Repeat verbatim the lines from the one containing "Emit a Python" to the one containing "-0.02, -0.03, -0.02, -0.01, 0.00, 0.01, 0.00, 0.00]", ends included, minus any pictures.

> _Source data_:
[Start]

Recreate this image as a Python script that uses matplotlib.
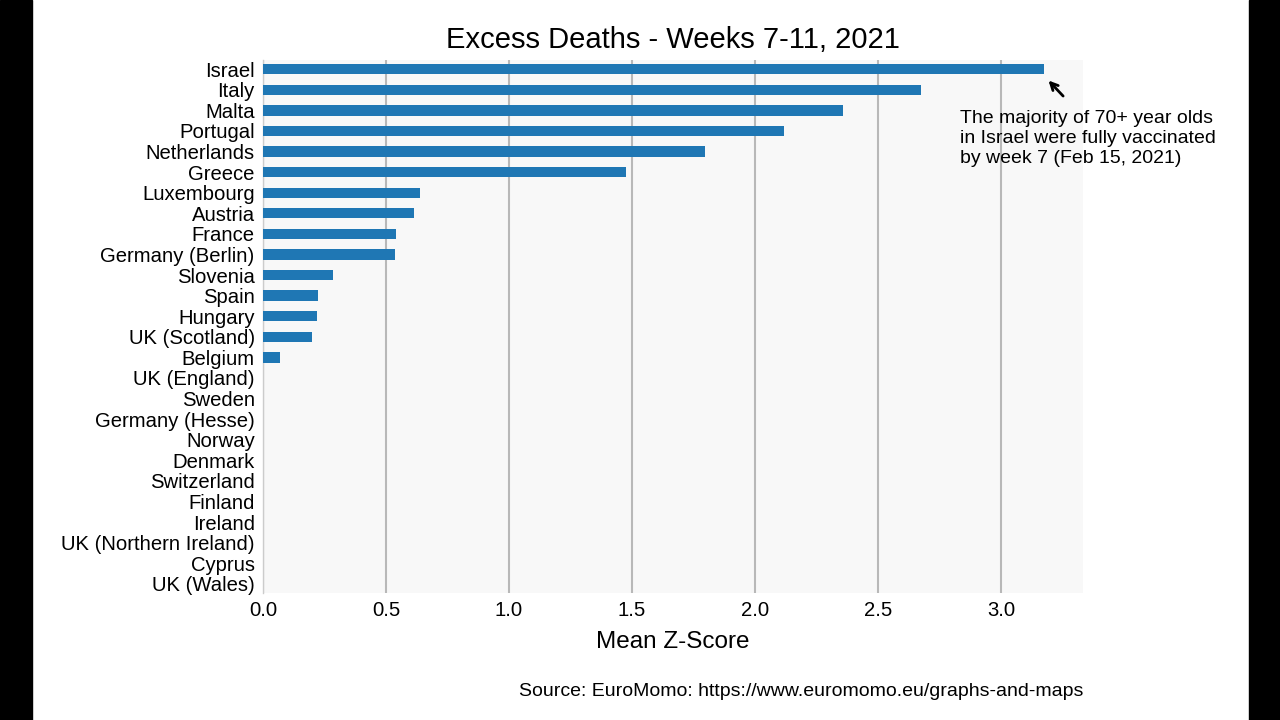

[End]
[Start]

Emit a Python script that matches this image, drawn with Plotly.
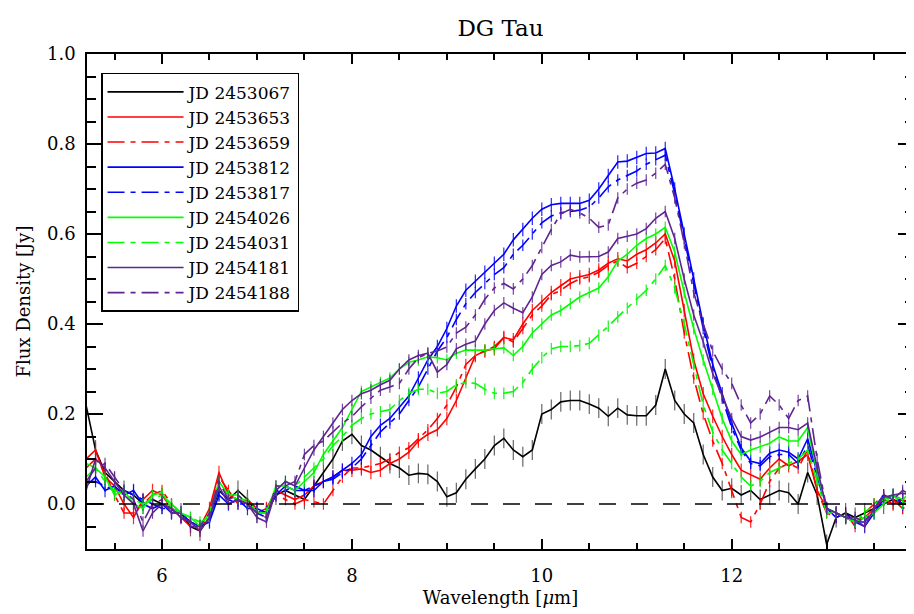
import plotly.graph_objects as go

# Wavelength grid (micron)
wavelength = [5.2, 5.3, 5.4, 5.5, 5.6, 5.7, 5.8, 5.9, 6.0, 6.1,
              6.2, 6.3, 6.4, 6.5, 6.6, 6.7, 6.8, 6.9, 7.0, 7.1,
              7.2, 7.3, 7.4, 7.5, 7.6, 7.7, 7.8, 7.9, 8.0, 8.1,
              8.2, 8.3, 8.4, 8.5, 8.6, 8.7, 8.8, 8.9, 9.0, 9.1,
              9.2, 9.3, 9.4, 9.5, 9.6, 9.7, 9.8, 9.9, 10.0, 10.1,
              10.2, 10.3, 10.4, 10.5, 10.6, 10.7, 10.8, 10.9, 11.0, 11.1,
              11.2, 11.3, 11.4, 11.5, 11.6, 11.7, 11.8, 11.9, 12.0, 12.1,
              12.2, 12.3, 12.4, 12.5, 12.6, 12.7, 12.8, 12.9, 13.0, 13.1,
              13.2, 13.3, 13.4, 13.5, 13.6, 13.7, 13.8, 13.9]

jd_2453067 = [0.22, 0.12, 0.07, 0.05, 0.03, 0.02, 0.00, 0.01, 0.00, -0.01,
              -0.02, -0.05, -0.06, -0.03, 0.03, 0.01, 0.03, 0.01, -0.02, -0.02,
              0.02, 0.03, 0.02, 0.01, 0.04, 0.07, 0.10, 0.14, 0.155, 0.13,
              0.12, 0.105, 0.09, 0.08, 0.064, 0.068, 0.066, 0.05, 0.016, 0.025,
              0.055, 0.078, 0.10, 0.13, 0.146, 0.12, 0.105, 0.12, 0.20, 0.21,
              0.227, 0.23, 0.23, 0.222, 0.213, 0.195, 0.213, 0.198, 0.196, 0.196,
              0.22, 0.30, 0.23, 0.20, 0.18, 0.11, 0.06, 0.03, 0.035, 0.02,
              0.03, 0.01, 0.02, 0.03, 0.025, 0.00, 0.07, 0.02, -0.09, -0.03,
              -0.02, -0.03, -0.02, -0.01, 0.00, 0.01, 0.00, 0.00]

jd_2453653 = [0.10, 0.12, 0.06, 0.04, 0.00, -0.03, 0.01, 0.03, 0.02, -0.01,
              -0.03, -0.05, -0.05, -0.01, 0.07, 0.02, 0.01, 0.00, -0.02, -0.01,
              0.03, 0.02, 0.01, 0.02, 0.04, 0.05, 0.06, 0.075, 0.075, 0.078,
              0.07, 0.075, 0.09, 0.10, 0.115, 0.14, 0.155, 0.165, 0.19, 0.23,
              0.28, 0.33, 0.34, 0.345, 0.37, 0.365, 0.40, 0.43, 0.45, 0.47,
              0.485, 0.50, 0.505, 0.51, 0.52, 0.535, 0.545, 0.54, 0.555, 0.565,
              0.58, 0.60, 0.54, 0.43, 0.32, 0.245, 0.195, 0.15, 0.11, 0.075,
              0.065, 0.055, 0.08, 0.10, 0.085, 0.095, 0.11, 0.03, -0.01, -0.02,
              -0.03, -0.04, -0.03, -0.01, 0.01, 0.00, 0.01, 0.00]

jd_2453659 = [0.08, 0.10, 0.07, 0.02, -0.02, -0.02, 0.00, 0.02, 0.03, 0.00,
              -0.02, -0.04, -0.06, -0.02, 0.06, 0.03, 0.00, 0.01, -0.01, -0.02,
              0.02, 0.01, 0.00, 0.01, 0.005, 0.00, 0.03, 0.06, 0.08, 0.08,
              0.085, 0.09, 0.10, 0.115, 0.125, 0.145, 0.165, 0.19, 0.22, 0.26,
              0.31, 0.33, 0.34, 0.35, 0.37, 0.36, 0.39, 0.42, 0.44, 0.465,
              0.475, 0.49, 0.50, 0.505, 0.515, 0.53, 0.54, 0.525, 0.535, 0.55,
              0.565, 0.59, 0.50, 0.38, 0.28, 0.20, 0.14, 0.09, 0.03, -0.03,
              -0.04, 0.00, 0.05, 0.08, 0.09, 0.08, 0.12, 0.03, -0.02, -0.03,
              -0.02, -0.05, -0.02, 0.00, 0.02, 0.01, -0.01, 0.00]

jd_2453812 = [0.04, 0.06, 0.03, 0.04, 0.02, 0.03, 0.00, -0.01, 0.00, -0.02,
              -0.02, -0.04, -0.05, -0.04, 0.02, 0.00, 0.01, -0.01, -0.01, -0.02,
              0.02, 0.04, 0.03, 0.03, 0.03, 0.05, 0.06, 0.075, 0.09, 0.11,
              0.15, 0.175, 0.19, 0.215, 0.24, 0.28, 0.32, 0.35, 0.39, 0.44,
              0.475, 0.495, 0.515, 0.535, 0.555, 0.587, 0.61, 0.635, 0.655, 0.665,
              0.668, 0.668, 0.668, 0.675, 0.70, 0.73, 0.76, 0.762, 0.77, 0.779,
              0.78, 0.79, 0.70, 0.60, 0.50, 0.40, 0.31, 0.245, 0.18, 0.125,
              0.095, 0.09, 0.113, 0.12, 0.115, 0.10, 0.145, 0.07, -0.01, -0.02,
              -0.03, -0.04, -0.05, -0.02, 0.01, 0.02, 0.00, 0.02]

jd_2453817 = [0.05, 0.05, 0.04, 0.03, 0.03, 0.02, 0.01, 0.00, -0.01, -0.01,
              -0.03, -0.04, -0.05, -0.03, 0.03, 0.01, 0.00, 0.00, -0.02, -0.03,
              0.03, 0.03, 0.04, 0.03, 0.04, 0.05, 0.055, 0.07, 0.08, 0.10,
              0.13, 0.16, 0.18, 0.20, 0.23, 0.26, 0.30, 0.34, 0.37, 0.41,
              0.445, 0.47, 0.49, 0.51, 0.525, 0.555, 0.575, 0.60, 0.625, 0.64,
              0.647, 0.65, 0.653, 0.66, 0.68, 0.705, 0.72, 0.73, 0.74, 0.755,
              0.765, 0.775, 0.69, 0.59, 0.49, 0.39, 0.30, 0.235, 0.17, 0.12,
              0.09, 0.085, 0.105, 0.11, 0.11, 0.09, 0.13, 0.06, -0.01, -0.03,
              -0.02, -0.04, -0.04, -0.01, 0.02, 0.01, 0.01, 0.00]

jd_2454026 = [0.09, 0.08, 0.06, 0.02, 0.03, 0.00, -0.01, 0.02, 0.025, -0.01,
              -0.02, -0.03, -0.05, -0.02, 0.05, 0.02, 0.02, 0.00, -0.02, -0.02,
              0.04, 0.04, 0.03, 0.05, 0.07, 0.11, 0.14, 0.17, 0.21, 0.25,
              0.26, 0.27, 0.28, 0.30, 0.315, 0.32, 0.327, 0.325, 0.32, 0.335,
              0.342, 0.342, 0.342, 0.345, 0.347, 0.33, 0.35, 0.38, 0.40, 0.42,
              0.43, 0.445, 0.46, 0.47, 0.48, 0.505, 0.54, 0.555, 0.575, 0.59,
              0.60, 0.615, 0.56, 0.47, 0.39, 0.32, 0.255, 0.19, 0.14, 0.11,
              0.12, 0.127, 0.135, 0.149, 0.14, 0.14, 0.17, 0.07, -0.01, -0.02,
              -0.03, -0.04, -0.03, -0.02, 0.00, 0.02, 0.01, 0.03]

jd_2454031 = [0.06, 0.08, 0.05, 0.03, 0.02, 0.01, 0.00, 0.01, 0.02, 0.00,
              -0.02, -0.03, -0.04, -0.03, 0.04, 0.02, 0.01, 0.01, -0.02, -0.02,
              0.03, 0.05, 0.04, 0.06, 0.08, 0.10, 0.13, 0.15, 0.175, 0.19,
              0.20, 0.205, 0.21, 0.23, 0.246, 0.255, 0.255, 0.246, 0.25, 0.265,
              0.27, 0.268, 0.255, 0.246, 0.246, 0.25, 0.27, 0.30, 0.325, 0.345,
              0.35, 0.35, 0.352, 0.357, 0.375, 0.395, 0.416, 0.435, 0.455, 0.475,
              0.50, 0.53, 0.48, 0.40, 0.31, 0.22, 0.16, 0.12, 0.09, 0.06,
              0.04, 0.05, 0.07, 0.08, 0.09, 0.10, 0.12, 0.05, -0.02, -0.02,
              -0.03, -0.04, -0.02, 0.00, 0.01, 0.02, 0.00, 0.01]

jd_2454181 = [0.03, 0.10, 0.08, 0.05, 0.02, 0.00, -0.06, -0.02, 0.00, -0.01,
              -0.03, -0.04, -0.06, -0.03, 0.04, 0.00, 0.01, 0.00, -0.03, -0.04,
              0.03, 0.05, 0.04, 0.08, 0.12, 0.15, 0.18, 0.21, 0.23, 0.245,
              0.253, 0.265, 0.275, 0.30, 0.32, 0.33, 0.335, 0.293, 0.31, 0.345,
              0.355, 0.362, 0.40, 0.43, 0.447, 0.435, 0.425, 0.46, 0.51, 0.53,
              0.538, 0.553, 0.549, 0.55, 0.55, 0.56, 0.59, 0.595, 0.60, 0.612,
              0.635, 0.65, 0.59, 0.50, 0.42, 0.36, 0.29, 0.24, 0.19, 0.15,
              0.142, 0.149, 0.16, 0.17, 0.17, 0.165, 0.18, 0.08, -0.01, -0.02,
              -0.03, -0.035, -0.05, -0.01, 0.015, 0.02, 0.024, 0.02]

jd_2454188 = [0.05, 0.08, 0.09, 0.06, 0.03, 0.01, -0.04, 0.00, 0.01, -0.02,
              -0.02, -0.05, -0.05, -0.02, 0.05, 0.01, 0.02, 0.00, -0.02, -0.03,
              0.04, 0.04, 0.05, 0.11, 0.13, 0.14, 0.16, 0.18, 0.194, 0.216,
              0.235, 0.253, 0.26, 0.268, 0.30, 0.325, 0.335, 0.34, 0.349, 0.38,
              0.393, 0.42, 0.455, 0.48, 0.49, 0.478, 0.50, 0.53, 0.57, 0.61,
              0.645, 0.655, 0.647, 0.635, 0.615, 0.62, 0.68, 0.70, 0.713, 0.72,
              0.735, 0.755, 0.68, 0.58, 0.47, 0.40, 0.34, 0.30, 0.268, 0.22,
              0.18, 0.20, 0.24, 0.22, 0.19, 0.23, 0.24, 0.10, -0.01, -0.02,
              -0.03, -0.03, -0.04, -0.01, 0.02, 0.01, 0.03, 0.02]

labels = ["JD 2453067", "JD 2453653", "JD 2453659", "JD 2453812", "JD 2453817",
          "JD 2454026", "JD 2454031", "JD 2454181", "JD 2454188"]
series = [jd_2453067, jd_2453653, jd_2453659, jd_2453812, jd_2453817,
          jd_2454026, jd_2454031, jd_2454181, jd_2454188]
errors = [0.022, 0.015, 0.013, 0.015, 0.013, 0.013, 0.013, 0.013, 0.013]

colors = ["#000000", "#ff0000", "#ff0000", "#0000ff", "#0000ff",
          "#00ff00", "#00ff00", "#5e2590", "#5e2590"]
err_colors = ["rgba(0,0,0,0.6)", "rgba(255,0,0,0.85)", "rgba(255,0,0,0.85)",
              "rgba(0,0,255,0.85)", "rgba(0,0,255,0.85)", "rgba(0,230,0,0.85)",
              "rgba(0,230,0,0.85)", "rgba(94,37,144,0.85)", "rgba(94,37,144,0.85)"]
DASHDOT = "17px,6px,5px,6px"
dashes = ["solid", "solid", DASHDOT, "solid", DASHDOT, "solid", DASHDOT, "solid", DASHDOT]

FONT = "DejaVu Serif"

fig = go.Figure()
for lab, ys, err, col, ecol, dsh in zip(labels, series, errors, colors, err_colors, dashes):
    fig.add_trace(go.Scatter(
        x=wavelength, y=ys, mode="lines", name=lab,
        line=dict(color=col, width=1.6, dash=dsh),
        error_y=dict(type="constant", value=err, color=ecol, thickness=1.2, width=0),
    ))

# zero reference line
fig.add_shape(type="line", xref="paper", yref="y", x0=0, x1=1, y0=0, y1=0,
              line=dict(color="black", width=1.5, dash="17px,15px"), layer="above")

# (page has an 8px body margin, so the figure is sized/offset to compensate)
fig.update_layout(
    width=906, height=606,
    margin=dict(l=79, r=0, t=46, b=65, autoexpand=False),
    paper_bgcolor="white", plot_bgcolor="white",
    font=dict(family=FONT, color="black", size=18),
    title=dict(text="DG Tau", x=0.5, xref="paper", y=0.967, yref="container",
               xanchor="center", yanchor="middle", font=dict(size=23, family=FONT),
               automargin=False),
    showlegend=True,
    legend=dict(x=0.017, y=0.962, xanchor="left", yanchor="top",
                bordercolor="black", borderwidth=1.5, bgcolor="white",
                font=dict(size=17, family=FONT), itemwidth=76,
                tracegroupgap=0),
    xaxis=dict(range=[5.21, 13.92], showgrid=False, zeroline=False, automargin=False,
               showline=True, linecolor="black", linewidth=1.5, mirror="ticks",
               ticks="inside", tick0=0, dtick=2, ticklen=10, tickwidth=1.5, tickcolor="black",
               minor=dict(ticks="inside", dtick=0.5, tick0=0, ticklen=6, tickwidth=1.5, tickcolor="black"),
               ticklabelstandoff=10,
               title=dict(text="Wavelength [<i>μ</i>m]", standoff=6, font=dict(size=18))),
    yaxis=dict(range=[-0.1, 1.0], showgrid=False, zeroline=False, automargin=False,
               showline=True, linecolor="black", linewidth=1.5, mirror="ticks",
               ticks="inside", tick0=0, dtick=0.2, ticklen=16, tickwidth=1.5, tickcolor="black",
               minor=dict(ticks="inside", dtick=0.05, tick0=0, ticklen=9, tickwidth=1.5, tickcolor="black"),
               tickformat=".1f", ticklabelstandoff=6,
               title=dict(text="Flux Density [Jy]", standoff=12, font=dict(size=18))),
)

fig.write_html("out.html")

[End]

> _The result_:
Emit a Python script that matches this image, drawn with Plotly.
import plotly.graph_objects as go

# Wavelength grid (micron)
wavelength = [5.2, 5.3, 5.4, 5.5, 5.6, 5.7, 5.8, 5.9, 6.0, 6.1,
              6.2, 6.3, 6.4, 6.5, 6.6, 6.7, 6.8, 6.9, 7.0, 7.1,
              7.2, 7.3, 7.4, 7.5, 7.6, 7.7, 7.8, 7.9, 8.0, 8.1,
              8.2, 8.3, 8.4, 8.5, 8.6, 8.7, 8.8, 8.9, 9.0, 9.1,
              9.2, 9.3, 9.4, 9.5, 9.6, 9.7, 9.8, 9.9, 10.0, 10.1,
              10.2, 10.3, 10.4, 10.5, 10.6, 10.7, 10.8, 10.9, 11.0, 11.1,
              11.2, 11.3, 11.4, 11.5, 11.6, 11.7, 11.8, 11.9, 12.0, 12.1,
              12.2, 12.3, 12.4, 12.5, 12.6, 12.7, 12.8, 12.9, 13.0, 13.1,
              13.2, 13.3, 13.4, 13.5, 13.6, 13.7, 13.8, 13.9]

jd_2453067 = [0.22, 0.12, 0.07, 0.05, 0.03, 0.02, 0.00, 0.01, 0.00, -0.01,
              -0.02, -0.05, -0.06, -0.03, 0.03, 0.01, 0.03, 0.01, -0.02, -0.02,
              0.02, 0.03, 0.02, 0.01, 0.04, 0.07, 0.10, 0.14, 0.155, 0.13,
              0.12, 0.105, 0.09, 0.08, 0.064, 0.068, 0.066, 0.05, 0.016, 0.025,
              0.055, 0.078, 0.10, 0.13, 0.146, 0.12, 0.105, 0.12, 0.20, 0.21,
              0.227, 0.23, 0.23, 0.222, 0.213, 0.195, 0.213, 0.198, 0.196, 0.196,
              0.22, 0.30, 0.23, 0.20, 0.18, 0.11, 0.06, 0.03, 0.035, 0.02,
              0.03, 0.01, 0.02, 0.03, 0.025, 0.00, 0.07, 0.02, -0.09, -0.03,
              -0.02, -0.03, -0.02, -0.01, 0.00, 0.01, 0.00, 0.00]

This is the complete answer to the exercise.